Faulting art critics for failing in their professional duty, Bing rebuked them for offering no guidance concerning the new art. Instead of distinguishing between successful and unsuccessful works, they randomly showed all efforts, leaving readers completely adrift. No one seemed to take the subject seriously, Bing complained, concluding that 'future judges will all acknowledge the indelible mark of our epoch, without it being necessary for all our artists to concur in an absolute identity of style.' Bing's future judges are today's art historians and they have partly fulfilled Bing's prophesy, acknowledging, even celebrating, the impact of Art Nouveau, but finding its definition persistently illusive. But all seem to agree on this: Art Nouveau artists wanted to quash the exhausted clichés of historicism by creating a new modern aesthetic.
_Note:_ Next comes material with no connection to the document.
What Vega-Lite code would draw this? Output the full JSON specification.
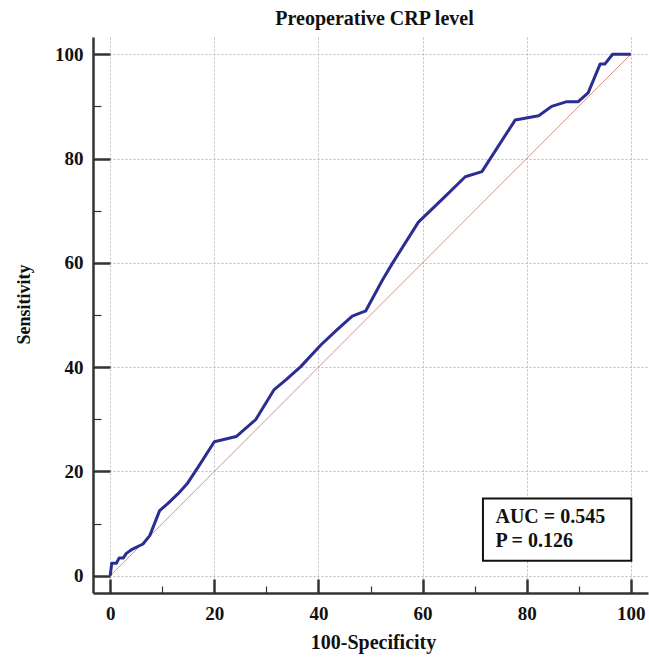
{
  "$schema": "https://vega.github.io/schema/vega-lite/v6.json",
  "autosize": "none",
  "width": 555,
  "height": 556,
  "padding": {"left": 93, "top": 37, "right": 1, "bottom": 65},
  "background": "white",
  "config": {
    "view": {"stroke": null},
    "font": "Liberation Serif"
  },
  "title": {
    "text": "Preoperative CRP level",
    "font": "Liberation Serif",
    "fontSize": 20,
    "fontWeight": "bold",
    "color": "#111111",
    "anchor": "middle",
    "offset": 8,
    "dx": 4
  },
  "datasets": {
    "roc": [
      {"fpr": 0, "sens": 0},
      {"fpr": 0.3, "sens": 2.4},
      {"fpr": 1.2, "sens": 2.4},
      {"fpr": 1.7, "sens": 3.4},
      {"fpr": 2.5, "sens": 3.4},
      {"fpr": 3.1, "sens": 4.3},
      {"fpr": 4.1, "sens": 5.0},
      {"fpr": 6.3, "sens": 6.1},
      {"fpr": 7.6, "sens": 7.7},
      {"fpr": 9.5, "sens": 12.5},
      {"fpr": 11.1, "sens": 13.9},
      {"fpr": 13.0, "sens": 15.7},
      {"fpr": 14.9, "sens": 17.8},
      {"fpr": 17.2, "sens": 21.3},
      {"fpr": 20.0, "sens": 25.7},
      {"fpr": 24.2, "sens": 26.7},
      {"fpr": 28.0, "sens": 30.0},
      {"fpr": 31.5, "sens": 35.7},
      {"fpr": 33.8, "sens": 37.6},
      {"fpr": 36.6, "sens": 40.1},
      {"fpr": 40.5, "sens": 44.3},
      {"fpr": 43.6, "sens": 47.2},
      {"fpr": 46.5, "sens": 49.8},
      {"fpr": 49.1, "sens": 50.8},
      {"fpr": 52.3, "sens": 56.7},
      {"fpr": 54.2, "sens": 59.9},
      {"fpr": 59.2, "sens": 67.8},
      {"fpr": 64.4, "sens": 72.8},
      {"fpr": 68.2, "sens": 76.5},
      {"fpr": 71.4, "sens": 77.5},
      {"fpr": 77.8, "sens": 87.4},
      {"fpr": 82.3, "sens": 88.2},
      {"fpr": 84.8, "sens": 90.0},
      {"fpr": 87.7, "sens": 90.9},
      {"fpr": 89.9, "sens": 90.9},
      {"fpr": 91.8, "sens": 92.6},
      {"fpr": 93.1, "sens": 95.7},
      {"fpr": 94.1, "sens": 98.1},
      {"fpr": 95.0, "sens": 98.1},
      {"fpr": 96.5, "sens": 100},
      {"fpr": 100, "sens": 100}
    ],
    "diag": [
      {"fpr": 0, "sens": 0},
      {"fpr": 100, "sens": 100}
    ]
  },
  "layer": [
    {
      "data": {"name": "diag"},
      "mark": {"type": "line", "color": "#d4938b", "strokeWidth": 1},
      "encoding": {
        "x": {
          "field": "fpr",
          "type": "quantitative",
          "scale": {"domain": [-3.3, 103.3], "nice": false, "zero": false},
          "axis": {
            "title": "100-Specificity",
            "titleFont": "Liberation Serif",
            "titleFontSize": 20,
            "titleFontWeight": "bold",
            "titleColor": "#111111",
            "titleBaseline": "alphabetic",
            "titleY": 55,
            "titleX": 280,
            "values": [0,5,10,15,20,25,30,35,40,45,50,55,60,65,70,75,80,85,90,95,100],
            "labelExpr": "datum.value % 20 === 0 ? datum.label : ''",
            "labelFont": "Liberation Serif",
            "labelFontSize": 19,
            "labelFontWeight": "bold",
            "labelColor": "#111111",
            "labelPadding": 25,
            "labelFlush": false,
            "labelOverlap": false,
            "domainColor": "#333333",
            "domainWidth": 2.5,
            "tickColor": "#333333",
            "tickSize": {"condition": {"test": "datum.value % 20 === 0", "value": -14}, "value": -7},
            "tickWidth": {"condition": {"test": "datum.value % 20 === 0", "value": 2.5}, "value": 1.2},
            "grid": true,
            "gridColor": "#bbbbbb",
            "gridDash": [2, 2],
            "gridWidth": 1,
            "gridOpacity": {"condition": {"test": "datum.value % 20 === 0", "value": 1}, "value": 0}
          }
        },
        "y": {
          "field": "sens",
          "type": "quantitative",
          "scale": {"domain": [-3.3, 103.3], "nice": false, "zero": false},
          "axis": {
            "title": "Sensitivity",
            "titleFont": "Liberation Serif",
            "titleFontSize": 18,
            "titleFontWeight": "bold",
            "titleColor": "#111111",
            "titleBaseline": "alphabetic",
            "titleX": -64,
            "titleY": 267,
            "titleAngle": -90,
            "values": [0,5,10,15,20,25,30,35,40,45,50,55,60,65,70,75,80,85,90,95,100],
            "labelExpr": "datum.value % 20 === 0 ? datum.label : ''",
            "labelFont": "Liberation Serif",
            "labelFontSize": 19,
            "labelFontWeight": "bold",
            "labelColor": "#111111",
            "labelPadding": 27,
            "labelFlush": false,
            "labelOverlap": false,
            "domainColor": "#333333",
            "domainWidth": 2.5,
            "tickColor": "#333333",
            "tickSize": {"condition": {"test": "datum.value % 20 === 0", "value": -17}, "value": -8},
            "tickWidth": {"condition": {"test": "datum.value % 20 === 0", "value": 2.5}, "value": 1.2},
            "grid": true,
            "gridColor": "#bbbbbb",
            "gridDash": [2, 2],
            "gridWidth": 1,
            "gridOpacity": {"condition": {"test": "datum.value % 20 === 0", "value": 1}, "value": 0}
          }
        }
      }
    },
    {
      "data": {"name": "roc"},
      "mark": {"type": "line", "color": "#2b2d92", "strokeWidth": 3, "strokeJoin": "round"},
      "encoding": {
        "x": {"field": "fpr", "type": "quantitative"},
        "y": {"field": "sens", "type": "quantitative"}
      }
    },
    {
      "data": {"values": [{"box": "stats"}]},
      "mark": {"type": "rect", "fill": "white", "stroke": "#111111", "strokeWidth": 2},
      "encoding": {
        "x": {"datum": 71.6, "type": "quantitative"},
        "x2": {"datum": 100.1},
        "y": {"datum": 14.8, "type": "quantitative"},
        "y2": {"datum": 2.9}
      }
    },
    {
      "data": {"values": [{"line": "AUC = 0.545"}]},
      "mark": {"type": "text", "font": "Liberation Serif", "fontSize": 20, "fontWeight": "bold", "color": "#111111", "align": "left", "baseline": "alphabetic"},
      "encoding": {
        "text": {"field": "line"},
        "x": {"datum": 74.0, "type": "quantitative"},
        "y": {"datum": 10.2, "type": "quantitative"}
      }
    },
    {
      "data": {"values": [{"line": "P = 0.126"}]},
      "mark": {"type": "text", "font": "Liberation Serif", "fontSize": 20, "fontWeight": "bold", "color": "#111111", "align": "left", "baseline": "alphabetic"},
      "encoding": {
        "text": {"field": "line"},
        "x": {"datum": 74.0, "type": "quantitative"},
        "y": {"datum": 5.6, "type": "quantitative"}
      }
    }
  ]
}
Since a desire to throw off the chains of tradition equals a desire for freedom, it is no surprise that these innovators adhered to no single style.

In theory, they strove for something entirely novel but in reality they had to look somewhere for inspiration. Quite openly, they relied upon a number of sources, reinterpreting, adapting, co-mingling, and sometimes even copying them to suit their aesthetic and technical needs. As Paul Greenhalgh has pointed out in Art Nouveau 1890-1914 (V & A Publications, 2000), the core sources that operated internationally were English -- the Arts and Crafts movement; European -- including Classicism, the Baroque, Rococo, Gothic styles and their revivals, regional folk art; and the exotic -- including the art of Islamic nations, China, Japan and the far flung colonies of European nations. In addition there were direct references to nature, ranging from the cosmic to the microscopic. And then there were various combinations, permutations, nationalistic, and personal variations. It has already taken several books to consider the entire field of Art Nouveau decorative arts. At the Jason Jacques Gallery, we focus primarily on the ceramics that were made between 1880 and 1915, the years that the new art -- whatever its name -- was emerging and at the height of its popularity.